Dual Core CPU
Time Limit: 15000MS Memory Limit: 131072K
Total Submissions: 20038 Accepted: 8696
Case Time Limit: 5000MS
Description
As more and more computers are equipped with dual core CPU, SetagLilb, the Chief Technology Officer of TinySoft Corporation, decided to update their famous product - SWODNIW.
The routine consists of N modules, and each of them should run in a certain core. The costs for all the routines to execute on two cores has been estimated. Let’s define them as Ai and Bi. Meanwhile, M pairs of modules need to do some data-exchange. If they are running on the same core, then the cost of this action can be ignored. Otherwise, some extra cost are needed. You should arrange wisely to minimize the total cost.
Input
There are two integers in the first line of input data, N and M (1 ≤ N ≤ 20000, 1 ≤ M ≤ 200000) .
The next N lines, each contains two integer, Ai and Bi.

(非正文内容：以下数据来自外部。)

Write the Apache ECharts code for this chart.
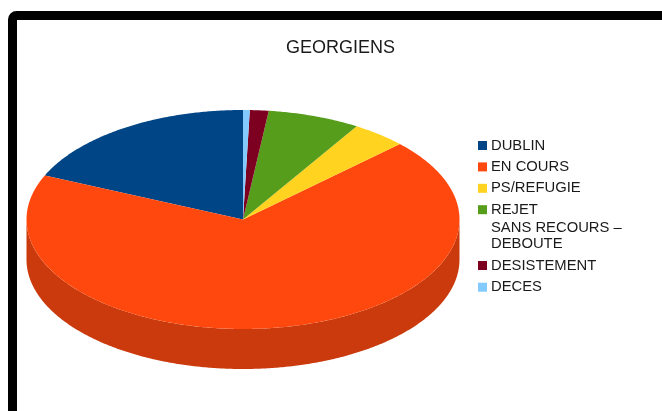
<!DOCTYPE html>
<html>
<head>
<meta charset="utf-8">
<style>
html,body{margin:0;padding:0;background:#fff;}
#chart{width:662px;height:411px;}
</style>
<script src="https://cdn.jsdelivr.net/npm/echarts@6/dist/echarts.min.js"></script>
</head>
<body>
<div id="chart"></div>
<script>
const titleText = 'GEORGIENS';
const categories = ['DUBLIN', 'EN COURS', 'PS/REFUGIE', 'REJET\nSANS RECOURS –\nDEBOUTE', 'DESISTEMENT', 'DECES'];
const values = [18.4, 68.7, 4.1, 6.9, 1.4, 0.5];
const colors = ['#004586', '#ff480e', '#ffd320', '#579d1c', '#7e0021', '#83caff'];
const wallColors = ['#003a70', '#cb3a0c', '#cca91a', '#467d16', '#65001a', '#69a2cc'];

const cx = 243, cy = 219.5, rx = 216.5, ry = 109.5, depth = 40;
const total = values.reduce(function (a, b) { return a + b; }, 0);

// slices run counter clockwise from 12 o'clock
function rim(deg, drop) {
    let t = deg * Math.PI / 180;
    return [cx - rx * Math.sin(t), cy - ry * Math.cos(t) + drop];
}

function renderSlice(index) {
    return function (params, api) {
        let start = 0;
        for (let i = 0; i < index; i++) start += values[i] / total * 360;
        let end = start + api.value(0) / total * 360;

        let face = [[cx, cy]];
        for (let a = start; a < end; a += 0.5) face.push(rim(a, 0));
        face.push(rim(end, 0));

        let children = [];
        // only the front half of the rim shows a wall
        let from = Math.max(start, 90), to = Math.min(end, 270);
        if (to > from) {
            let upper = [], lower = [];
            for (let a = from; a < to; a += 0.5) {
                upper.push(rim(a, 0));
                lower.unshift(rim(a, depth));
            }
            upper.push(rim(to, 0));
            lower.unshift(rim(to, depth));
            children.push({
                type: 'polygon',
                shape: { points: upper.concat(lower) },
                style: { fill: wallColors[index] }
            });
        }
        children.push({
            type: 'polygon',
            shape: { points: face },
            style: { fill: colors[index] }
        });
        return { type: 'group', children: children };
    };
}

const chart = echarts.init(document.getElementById('chart'));
const fontName = '"Liberation Sans", Arial, sans-serif';
const legendText = { color: '#1a1a1a', fontFamily: fontName, fontSize: 14.8, padding: [0, 0, 0, -1] };

function firstLine(name) {
    return name.split('\n')[0];
}

const extraLines = categories[3].split('\n').slice(1);

chart.setOption({
    animation: false,
    backgroundColor: '#fff',
    title: {
        text: titleText,
        left: 335.5,
        top: 34,
        textAlign: 'center',
        textStyle: { color: '#1a1a1a', fontFamily: fontName, fontSize: 18, fontWeight: 'normal' }
    },
    legend: [{
        data: categories.slice(0, 4),
        orient: 'vertical',
        left: 478,
        top: 138,
        padding: 0,
        icon: 'rect',
        itemWidth: 9,
        itemHeight: 9,
        itemGap: 6.4,
        formatter: firstLine,
        textStyle: legendText
    }, {
        data: categories.slice(4),
        orient: 'vertical',
        left: 478,
        top: 258,
        padding: 0,
        icon: 'rect',
        itemWidth: 9,
        itemHeight: 9,
        itemGap: 6.7,
        textStyle: legendText
    }],
    graphic: [{
        type: 'rect',
        shape: { x: 12.5, y: 15.5, width: 800, height: 600, r: 4 },
        style: { fill: 'none', stroke: '#000', lineWidth: 9 }
    }, {
        type: 'text',
        x: 491,
        y: 220,
        style: { text: extraLines[0], fill: '#1a1a1a', font: '14.8px ' + fontName }
    }, {
        type: 'text',
        x: 491,
        y: 236,
        style: { text: extraLines[1], fill: '#1a1a1a', font: '14.8px ' + fontName }
    }],
    series: categories.map(function (name, i) {
        return {
            type: 'custom',
            name: name,
            coordinateSystem: 'none',
            silent: true,
            itemStyle: { color: colors[i] },
            data: [values[i]],
            renderItem: renderSlice(i)
        };
    })
});
</script>
</body>
</html>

In the following M lines, each contains three integers: a, b, w. The meaning is that if module a and module b don’t execute on the same core, you should pay extra w dollars for the data-exchange between them.
Output
Output only one integer, the minimum total cost.
Sample Input
3 1
1 10
2 10
10 3
2 3 1000
Sample Output
13
大概意思:
- 有n個任務,可以由a機器或b機器完成,花費分別爲ai,bi,現有m個二元關係(x , y) ,x任務和y任務若不在相同的機器上完成就會增加花費v,求完成所有任務的最小花費
解法:
- source向i任務建一條a機器的花費,i向sink建一條b機器的花費,對於每個二元關係,建一容量爲v的無向邊,求最小割
#include <iostream>
#include <cstdio>
#include <cstring>
#include <algorithm>
#include <cassert>
using namespace std ;
const int INF = 1<<27 ;
const int N = 2e4 + 11 ;
const int M = 2e6 + 11 ;
int head[N] , flow[M] , to[M] , info[M] ; int nedge ;
int dis[N] , gap[N] ; int gnode ;
int source , sink ;
int n , m ;
void add_edge(int a , int b , int c) {
if(head[a] == -1) ++gnode ;
if(head[b] == -1) ++gnode ;
to[++nedge] = b ;
flow[nedge] = c ;
info[nedge] = head[a] ;
head[a] = nedge ;
swap(a , b) ;
to[++nedge] = b ;
flow[nedge] = 0 ;
info[nedge] = head[a] ;
head[a] = nedge ;
}
void init() {
int a , b , c;
source = 0 , sink = n+1 ;
fill(head , head+N , -1) ; nedge = -1 ; gnode = 0 ;
for(int i = 1 ; i <= n ; ++i) {
scanf("%d%d" ,&a ,&b) ;
add_edge(source , i , a) ;
add_edge(i , sink , b) ;
}
while(m--) {
scanf("%d%d%d" ,&a ,&b , &c) ;
add_edge(a , b , c) ;
add_edge(b , a , c) ;
}
}
int dfs(int u , int limit) {
if(u == sink) return limit ;
int f1 = 0 , f ;
int minh = gnode-1 ;
for(int i = head[u] ; i != -1 ; i = info[i] ) {
int v = to[i] ;
if(flow[i] > 0) {
if(dis[v]+1 == dis[u]) {
f = dfs(v , min(limit , flow[i])) ;
flow[i] -= f ;
flow[i^1] += f ;
limit -= f ;
f1 += f ;
if(dis[source] >= gnode) return f1 ;
if(limit == 0) break ;
}
minh = min(minh , dis[v]) ;
}
}
if(f1 == 0) {
--gap[dis[u]] ;
if(gap[dis[u]] == 0) dis[source] = gnode ;
dis[u] = minh + 1 ;
++gap[dis[u]] ;
}
return f1 ;
}
void sap() {
fill(dis , dis+N , 0) ;
fill(gap , gap+N , 0) ;
gap[source] = gnode ;
int all = 0 ;
while(dis[source] < gnode) {
all += dfs(source , INF) ;
}
printf("%d\n" , all) ;
}
int main() {//freopen("data.in" , "r" , stdin) ;
while(scanf("%d%d" , &n ,&m)==2) {
init() ;
sap() ;
}
}